内的自己対話-川の畔のささめごと

日々考えていることをフランスから発信しています。自分の研究生活に関わる話題が多いですが、時に日常生活雑記も含まれます。

偏りのない意見など意見でさえない ― アラン『芸術の体系』について

2022-09-29 23:59:59 | 哲学

 若い頃はかなり熱心にアランの著作を読んだものだが、フランスに来てからはほとんど読むことがなくなった。別に嫌いになったわけではないが、あんまり読みたいとも思わなくなった。

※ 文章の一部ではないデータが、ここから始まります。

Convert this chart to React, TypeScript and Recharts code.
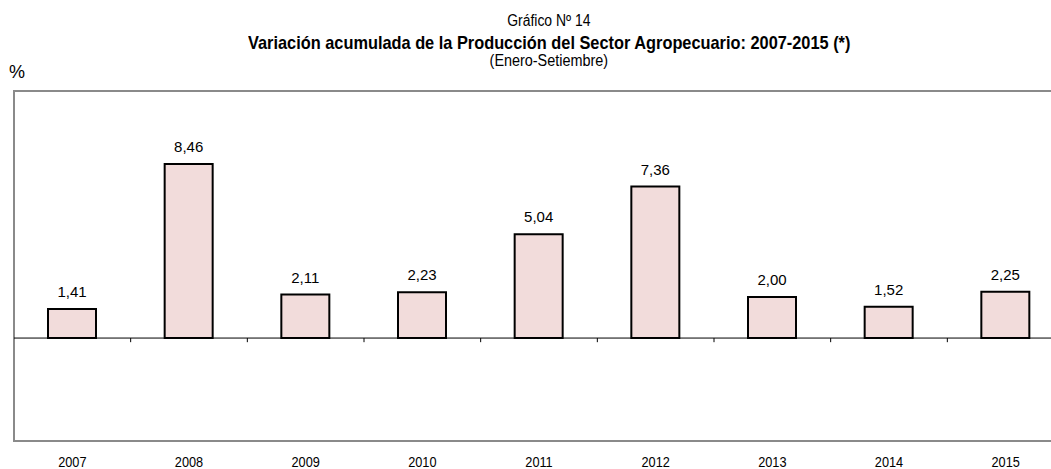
import { BarChart, Bar, XAxis, YAxis, ReferenceLine, ReferenceArea, LabelList } from "recharts";

const years = ["2007", "2008", "2009", "2010", "2011", "2012", "2013", "2014", "2015"];
const values = [1.41, 8.46, 2.11, 2.23, 5.04, 7.36, 2.0, 1.52, 2.25];
const boundaries = [0.5, 1.5, 2.5, 3.5, 4.5, 5.5, 6.5, 7.5, 8.5];

const sans = "'Liberation Sans', Arial, sans-serif";

const data = years.map((y, i) => ({ i, year: y, value: values[i] }));

function fmt(v: any) {
  return Number(v).toFixed(2).replace(".", ",");
}

// Arial Narrow is not available, so squeeze Liberation Sans horizontally
function YearTick(props: any) {
  const { x, y, payload } = props;
  return (
    <g transform={`translate(${x},${y})`}>
      <text transform="scale(0.85,1)" textAnchor="middle" dy={18} fontFamily={sans} fontSize={15} fill="#000">
        {years[payload.value]}
      </text>
    </g>
  );
}

const line = (top: number, size: number, bold = false) => ({
  position: "absolute" as const,
  left: 0,
  width: 1098,
  top,
  textAlign: "center" as const,
  lineHeight: 1,
  color: "#000",
  fontFamily: sans,
  fontSize: size,
  fontWeight: bold ? "bold" : "normal",
  whiteSpace: "nowrap" as const,
});

const squeeze = (k: number) => ({ display: "inline-block", transform: `scaleX(${k})` });

export default function App() {
  return (
    <div style={{ position: "absolute", left: 0, top: 0, width: 1051, height: 469, overflow: "hidden", background: "#fff" }}>
      <div style={line(13, 16)}><span style={squeeze(0.87)}>Gráfico Nº 14</span></div>
      <div style={line(33, 19, true)}><span style={squeeze(0.86)}>Variación acumulada de la Producción del Sector Agropecuario: 2007-2015 (*)</span></div>
      <div style={line(53, 16)}><span style={squeeze(0.9)}>(Enero-Setiembre)</span></div>
      <div style={{ position: "absolute", left: 9, top: 63, lineHeight: 1, fontFamily: sans, fontSize: 18, color: "#000" }}>%</div>
      <BarChart width={1070} height={469} data={data} margin={{ top: 91, left: 14, right: 6, bottom: 0 }}>
        <XAxis
          type="number"
          dataKey="i"
          domain={[-0.5, 8.5]}
          ticks={[0, 1, 2, 3, 4, 5, 6, 7, 8]}
          axisLine={false}
          tickLine={false}
          height={28}
          tick={<YearTick />}
        />
        <YAxis hide domain={[-5, 12]} />
        <ReferenceArea x1={-0.5} x2={8.5} y1={-5} y2={12} fill="none" stroke="#8a8a8a" strokeWidth={2} />
        <ReferenceLine y={0} stroke="#000" strokeWidth={1} />
        {boundaries.map((b) => (
          <ReferenceLine key={b} segment={[{ x: b, y: 0 }, { x: b, y: -0.2 }]} stroke="#000" strokeWidth={1} />
        ))}
        <Bar dataKey="value" barSize={48} fill="#f2dcdb" stroke="#000" strokeWidth={2} isAnimationActive={false}>
          <LabelList dataKey="value" position="top" offset={12} formatter={fmt} style={{ fontFamily: sans, fontSize: 15, fill: "#000" }} />
        </Bar>
      </BarChart>
    </div>
  );
}
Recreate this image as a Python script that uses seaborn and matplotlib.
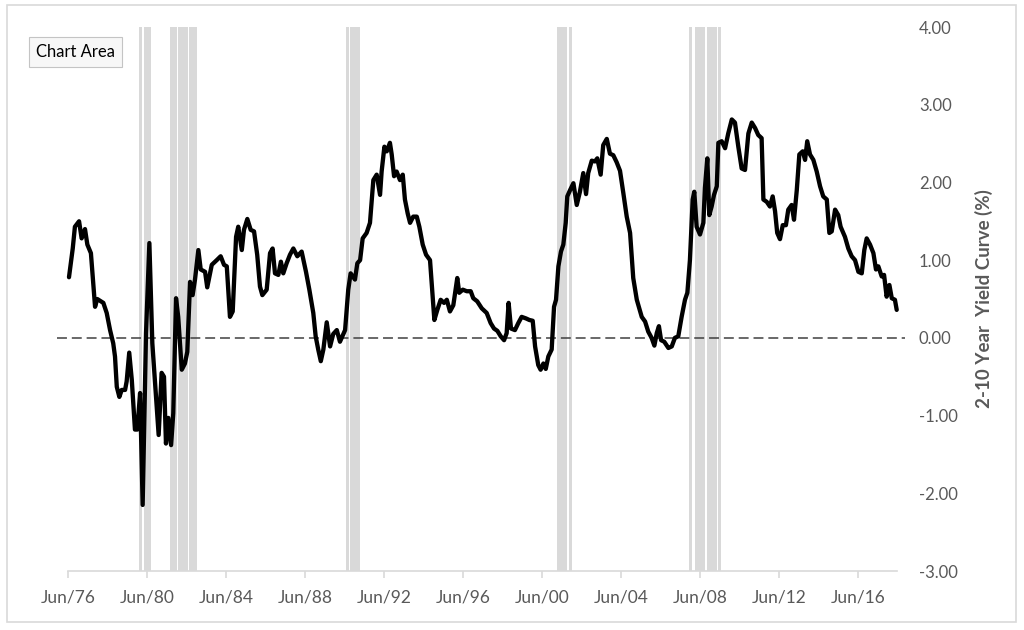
import matplotlib
matplotlib.use("Agg")
import matplotlib.pyplot as plt
from matplotlib.patches import Rectangle
import seaborn as sns
import pandas as pd

# ---- data (decimal years, 2-10 year spread in %) ----
years = [
    1976.55, 1976.74, 1976.85, 1977.06, 1977.19, 1977.36, 1977.48, 1977.66, 1977.87, 1977.98,
    1978.29, 1978.46, 1978.63, 1978.79, 1978.88, 1978.97, 1979.10, 1979.22, 1979.39, 1979.47,
    1979.60, 1979.73, 1979.89, 1980.01, 1980.15, 1980.28, 1980.45, 1980.62, 1980.77, 1980.96,
    1981.09, 1981.24, 1981.36, 1981.46, 1981.58, 1981.72, 1981.83, 1981.97, 1982.08, 1982.26,
    1982.42, 1982.54, 1982.68, 1982.81, 1982.93, 1983.10, 1983.22, 1983.44, 1983.55, 1983.78,
    1984.03, 1984.23, 1984.40, 1984.54, 1984.70, 1984.84, 1985.01, 1985.12, 1985.30, 1985.41,
    1985.58, 1985.75, 1985.92, 1986.08, 1986.22, 1986.34, 1986.56, 1986.73, 1986.86, 1986.98,
    1987.15, 1987.28, 1987.40, 1987.57, 1987.74, 1987.91, 1988.11, 1988.33, 1988.55, 1988.72,
    1988.92, 1989.04, 1989.17, 1989.30, 1989.43, 1989.60, 1989.77, 1989.93, 1990.11, 1990.27,
    1990.53, 1990.69, 1990.81, 1991.03, 1991.15, 1991.29, 1991.42, 1991.62, 1991.79, 1991.96,
    1992.13, 1992.30, 1992.38, 1992.52, 1992.64, 1992.80, 1992.89, 1993.01, 1993.14, 1993.31,
    1993.45, 1993.56, 1993.70, 1993.82, 1993.98, 1994.16, 1994.29, 1994.46, 1994.63, 1994.83,
    1995.05, 1995.20, 1995.37, 1995.54, 1995.68, 1995.84, 1996.01, 1996.21, 1996.31, 1996.49,
    1996.69, 1996.89, 1997.02, 1997.22, 1997.45, 1997.70, 1997.90, 1998.07, 1998.24, 1998.41,
    1998.58, 1998.71, 1998.81, 1998.93, 1999.13, 1999.30, 1999.47, 1999.69, 1999.86, 2000.03,
    2000.15, 2000.31, 2000.43, 2000.57, 2000.69, 2000.82, 2000.99, 2001.11, 2001.21, 2001.33,
    2001.46, 2001.58, 2001.70, 2001.78, 2001.92, 2002.09, 2002.26, 2002.42, 2002.59, 2002.73,
    2002.84, 2003.02, 2003.18, 2003.30, 2003.47, 2003.60, 2003.78, 2003.94, 2004.11, 2004.28,
    2004.45, 2004.62, 2004.79, 2004.96, 2005.12, 2005.30, 2005.55, 2005.72, 2005.88, 2006.05,
    2006.19, 2006.31, 2006.42, 2006.53, 2006.69, 2006.90, 2007.07, 2007.23, 2007.40, 2007.57,
    2007.74, 2007.86, 2007.99, 2008.13, 2008.21, 2008.33, 2008.50, 2008.67, 2008.75, 2008.87,
    2008.97, 2009.09, 2009.21, 2009.35, 2009.43, 2009.60, 2009.77, 2009.93, 2010.11, 2010.27,
    2010.44, 2010.61, 2010.78, 2010.95, 2011.12, 2011.29, 2011.45, 2011.62, 2011.71, 2011.88,
    2012.04, 2012.18, 2012.30, 2012.41, 2012.55, 2012.69, 2012.85, 2012.97, 2013.14, 2013.26,
    2013.40, 2013.53, 2013.70, 2013.82, 2013.93, 2014.07, 2014.24, 2014.41, 2014.58, 2014.74,
    2014.92, 2015.05, 2015.17, 2015.34, 2015.50, 2015.62, 2015.84, 2016.01, 2016.18, 2016.35,
    2016.52, 2016.69, 2016.82, 2016.94, 2017.11, 2017.28, 2017.41, 2017.53, 2017.70, 2017.82,
    2017.95, 2018.09, 2018.21, 2018.37, 2018.46,
]
spread = [
    0.78, 1.15, 1.43, 1.50, 1.28, 1.40, 1.20, 1.09, 0.40, 0.50,
    0.45, 0.32, 0.10, -0.07, -0.24, -0.63, -0.76, -0.67, -0.67, -0.56,
    -0.19, -0.54, -1.18, -1.18, -0.71, -2.15, 0.06, 1.22, -0.07, -0.76,
    -1.25, -0.45, -0.50, -1.36, -1.03, -1.38, -0.97, 0.51, 0.27, -0.41,
    -0.33, -0.18, 0.72, 0.55, 0.75, 1.13, 0.88, 0.85, 0.65, 0.94,
    1.00, 1.05, 0.94, 0.92, 0.27, 0.34, 1.30, 1.43, 1.13, 1.39,
    1.53, 1.39, 1.37, 1.07, 0.66, 0.55, 0.62, 1.09, 1.15, 0.83,
    0.81, 0.98, 0.83, 0.96, 1.07, 1.15, 1.05, 1.11, 0.85, 0.62,
    0.32, 0.02, -0.15, -0.30, -0.15, 0.20, -0.11, 0.05, 0.10, -0.05,
    0.10, 0.62, 0.83, 0.75, 0.96, 1.00, 1.28, 1.35, 1.48, 2.03,
    2.10, 1.84, 2.14, 2.46, 2.40, 2.51, 2.36, 2.08, 2.14, 2.03,
    2.10, 1.78, 1.60, 1.48, 1.56, 1.56, 1.43, 1.20, 1.07, 1.00,
    0.23, 0.36, 0.49, 0.45, 0.49, 0.34, 0.42, 0.77, 0.58, 0.62,
    0.60, 0.60, 0.51, 0.47, 0.38, 0.32, 0.19, 0.12, 0.09, 0.02,
    -0.03, 0.06, 0.45, 0.12, 0.10, 0.19, 0.27, 0.25, 0.23, 0.22,
    -0.11, -0.35, -0.41, -0.33, -0.40, -0.24, -0.15, 0.40, 0.49, 0.92,
    1.11, 1.20, 1.48, 1.82, 1.90, 1.99, 1.71, 1.88, 2.12, 1.85,
    2.12, 2.28, 2.27, 2.31, 2.10, 2.48, 2.56, 2.37, 2.35, 2.26,
    2.15, 1.86, 1.56, 1.35, 0.77, 0.49, 0.27, 0.21, 0.08, 0.00,
    -0.10, 0.06, 0.15, -0.03, -0.05, -0.13, -0.11, 0.00, 0.02, 0.27,
    0.49, 0.58, 1.00, 1.78, 1.88, 1.43, 1.33, 1.48, 1.93, 2.31,
    1.58, 1.69, 1.84, 1.95, 2.51, 2.53, 2.44, 2.63, 2.81, 2.77,
    2.46, 2.18, 2.16, 2.63, 2.77, 2.70, 2.61, 2.57, 1.78, 1.75,
    1.69, 1.82, 1.63, 1.35, 1.27, 1.45, 1.45, 1.65, 1.71, 1.52,
    1.90, 2.36, 2.40, 2.29, 2.53, 2.36, 2.29, 2.14, 1.95, 1.82,
    1.78, 1.35, 1.37, 1.65, 1.58, 1.43, 1.30, 1.15, 1.05, 1.00,
    0.85, 0.83, 1.13, 1.28, 1.20, 1.09, 0.88, 0.92, 0.79, 0.81,
    0.53, 0.68, 0.51, 0.49, 0.36,
]

# recession shading segments (start year, end year)
recession_start = [1980.09, 1980.33, 1981.65, 1982.07, 1982.64, 1990.58, 1990.78,
                   2001.26, 2001.85, 2007.94, 2008.24, 2008.85, 2009.41]
recession_end = [1980.25, 1980.70, 1982.02, 1982.58, 1983.02, 1990.73, 1991.31,
                 2001.75, 2002.00, 2008.09, 2008.75, 2009.36, 2009.56]

xtick_pos = [1976.5, 1980.5, 1984.5, 1988.5, 1992.5, 1996.5, 2000.5, 2004.5,
             2008.5, 2012.5, 2016.5]
xtick_labels = ["Jun/76", "Jun/80", "Jun/84", "Jun/88", "Jun/92", "Jun/96",
                "Jun/00", "Jun/04", "Jun/08", "Jun/12", "Jun/16"]
ytick_pos = [-3, -2, -1, 0, 1, 2, 3, 4]
ytick_labels = ["-3.00", "-2.00", "-1.00", "0.00", "1.00", "2.00", "3.00", "4.00"]
y_label = "2-10 Year  Yield Curve (%)"

df = pd.DataFrame({"year": years, "spread": spread})

sns.set_theme(style="white")
plt.rcParams["font.family"] = ["Lato", "DejaVu Sans"]
plt.rcParams["axes.unicode_minus"] = False

fig = plt.figure(figsize=(10.24, 6.30), dpi=100)
ax = fig.add_axes([57 / 1024, 59 / 630, 848 / 1024, 544 / 630])

ymin, ymax = -3, 4
# recession bars
widths = [e - s for s, e in zip(recession_start, recession_end)]
ax.bar(recession_start, [ymax - ymin] * len(recession_start), width=widths,
       bottom=ymin, align="edge", color="#d9d9d9", linewidth=0, zorder=1)

# zero line
ax.axhline(0, color="#404040", lw=1.1, linestyle=(0, (6.5, 3.2)), zorder=2)

sns.lineplot(data=df, x="year", y="spread", ax=ax, color="black", lw=3.1,
             estimator=None, sort=True, zorder=3)

ax.set_xlim(1975.943, 2018.88)
ax.set_ylim(ymin, ymax)

ax.set_xticks(xtick_pos)
ax.set_xticklabels(xtick_labels)
ax.set_yticks(ytick_pos)
ax.set_yticklabels(ytick_labels)

ax.yaxis.tick_right()
ax.yaxis.set_label_position("right")
ax.set_xlabel("")
ax.set_ylabel(y_label, fontsize=13.5, fontweight="bold", color="#595959", labelpad=12)

for s in ["top", "left", "right"]:
    ax.spines[s].set_visible(False)
ax.spines["bottom"].set_color("#d9d9d9")
ax.spines["bottom"].set_linewidth(1.2)
ax.spines["bottom"].set_bounds(1976.5, 2018.47)
ax.spines["bottom"].set_zorder(4)

ax.tick_params(axis="x", which="both", bottom=True, length=5, width=1.2,
               color="#d9d9d9", labelsize=12.5, labelcolor="#595959", pad=8)
ax.tick_params(axis="y", which="both", right=False, left=False, length=0,
               labelsize=12, labelcolor="#595959", pad=10)
ax.grid(False)

# outer chart frame
fig.patches.append(Rectangle((7 / 1024, 8 / 630), 1009 / 1024, 617 / 630,
                             transform=fig.transFigure, fill=False,
                             edgecolor="#d9d9d9", linewidth=1.2))

# "Chart Area" tooltip
fig.text(36 / 1024, (630 - 52) / 630, "Chart Area", fontsize=12, color="black",
         va="center", ha="left", family=["Lato", "DejaVu Sans"],
         bbox=dict(boxstyle="square,pad=0.4", facecolor="#f7f7f7",
                   edgecolor="#c4c4c4", linewidth=0.8))

fig.savefig("out.png", dpi=100, facecolor="white")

理由は自分でもよくわからない。
 日仏合同ゼミに参加している日本人学生たちに中井正一の『美学入門』に関連した参考文献を紹介しようと思案しているときにアランの Systèmes des beaux-arts ことを思い出した。かつて岩波書店から出ていた桑原武夫訳『諸芸術の体系』(1978年)は今では古本でしか手に入らないようだが、長谷川宏訳『芸術の体系』が2008年に光文社古典新訳文庫の一冊として刊行されている。紹介する以上は自分も訳文を確かめた上でと思い、電子書籍版を購入した。桑原訳より格段に読みやすい訳だし、概ね良訳だと思う。
 原本はもともとアランが第一次世界大戦で従軍中に戦闘の合間を縫って書かれたものだ。手元に参考文献があるわけでもなく、出版の意図もなく、ただ自分の気晴らしのために書いたと追記に記している。戦場の不自由さを嘆くことなく、むしろそれを好条件だとまで言う。他人の所説に惑わされることなく、読者の反応を気にする必要もなく。思考を円滑に展開することができたと言う。「自分の思索に自信をもち、思索を進めることに喜びを感じている人の言だ」と訳者長谷川氏は解説に記している。
 確かに自分の確信するところを雄勁な筆致で書きつけている。卓見や創見が随所に見られる一方、ちょっと強引だと思われる箇所、とても納得できない箇所もある。しかし、読み手に自分で考えるように促してくる点ではどちらの場合も同じだ。
 読んでいてこう思った。およそ偏りのない意見などに人を動かす力はなく、そもそも意見でさえないのではないか、と。